„Let it sink in“, sagen Amerikaner, lass es sacken. Die Wendung drückt gut aus, dass es in historischen Momenten diesen vielleicht nur kurzen, aber intensiven Augenblick gibt, an dem die Welt stillsteht, weil man erst realisieren muss, dass wirklich wahr ist, was man da gerade wahrgenommen hat, weil man es zunächst gar nicht glauben kann.
Staunen kann in diesem Augenblick sein, auch gelinder Schrecken, aber auch eine Steigerung des Lebensgefühls. Am Mittwoch gab es einmal wieder so einen historischen Moment. Trumpwahl, wahrlich eigentlich historisch genug. Und dann poppten aber abends auch noch die Eilmeldungen auf, und man starrte auf den Bildschirm und erfuhr vom Ende der deutschen Regierungskoalition. Wahnsinn. Dieses Das-kann-doch-gar-nicht-sein-Gefühl.
Sobald die Nachricht gesackt war, fing vieles schnell wieder zu sprudeln an: der Strom von Meinungen, Spins und politischen Einschätzungen, mit deren Wahrnehmung man Aufregung in Aktion übersetzt. Die Nachrichtenkanäle drehten auf, die sozialen Medien brodelten.
Wie ein Bösewicht bei Shakespeare
Endlich konnten alle Lindner wie einen Bösen von Shakespeare ausbuhen; für einen Abend stand Scholz dagegen wie ein tragischer Held da. Übersprudelnde Meinungsproduktion gehört zu historischen Momenten. Aber auch dieser kontemplative Moment des Sackenlassens gehört dazu.
Er sensibilisierte für aufblitzende Details. Wie textsicher Olaf Scholz plötzlich war! Wie gut er dastand als die Verkörperung des aggressiv Staatsmännischen, innerlich simmernd vor Empörung, und zugleich des pflichtbewussten Kapitäns, der das sinkende Schiff noch im Untergang aus der Gefahrenzone steuern will.
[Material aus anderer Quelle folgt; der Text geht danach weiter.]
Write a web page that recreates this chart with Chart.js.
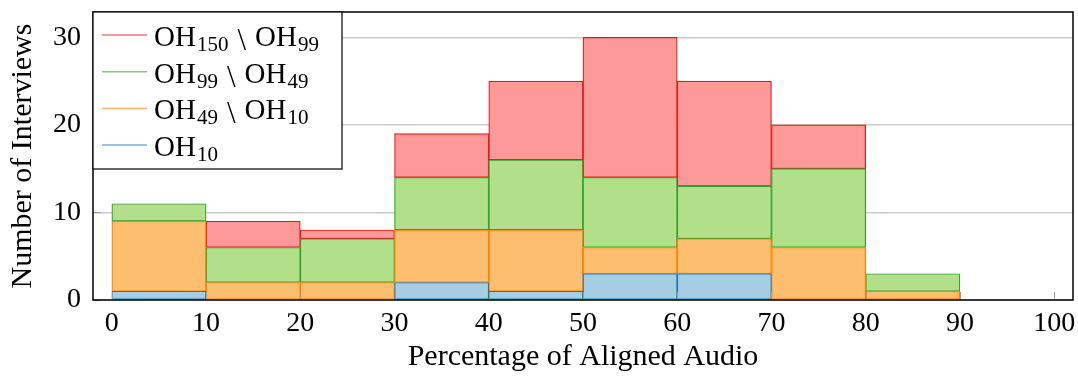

Über Lindner: „Zu oft hat er mein Vertrauen gebrochen.“ Drama pur. Emotionaler können Hanseaten nicht. Wie ungewohnt fahrig dagegen Wirtschaftsminister Robert Habeck in seinem ersten Statement wirkte, auch er musste das alles offenbar erst einmal sacken lassen. Und wie aufdringlich dieser Zaun dabei im Hintergrund wirkte.
Andere Details: Korrespondenten vor Ort, die, um Wartezeiten zu überbrücken, analysierend vor sich hin plapperten. Moderatorinnen, die sie rüde unterbrachen, wenn es Neues zu vermelden gab. Oder die Geschichte der Krawatte. Bei seinem Statement trug Scholz sie selbstverständlich, später, als er vor der SPD-Fraktion seinen Beifall abholte, hatte er sie abgenommen. Wann nehmen Spitzenpolitiker an so einem historischen Tag ihre Krawatte ab? Im Fahrstuhl? Und wohin stecken sie sie? In die Jacketttasche? Oder gibt man sie einem Referenten?
Neben den großen Fragen – Ampelkoalition: von vornherein zum Scheitern verurteilt oder vertane gesellschaftliche Chance?, Neuwahlen: richtig oder falsch?, und überhaupt: Wie geht es jetzt weiter? – lässt man auch solche Details sacken. Wahrscheinlich vergisst man sie wieder. Aber an die Energie dieses Tages, die sie einen hat wahrnehmen lassen, wird man sich erinnern.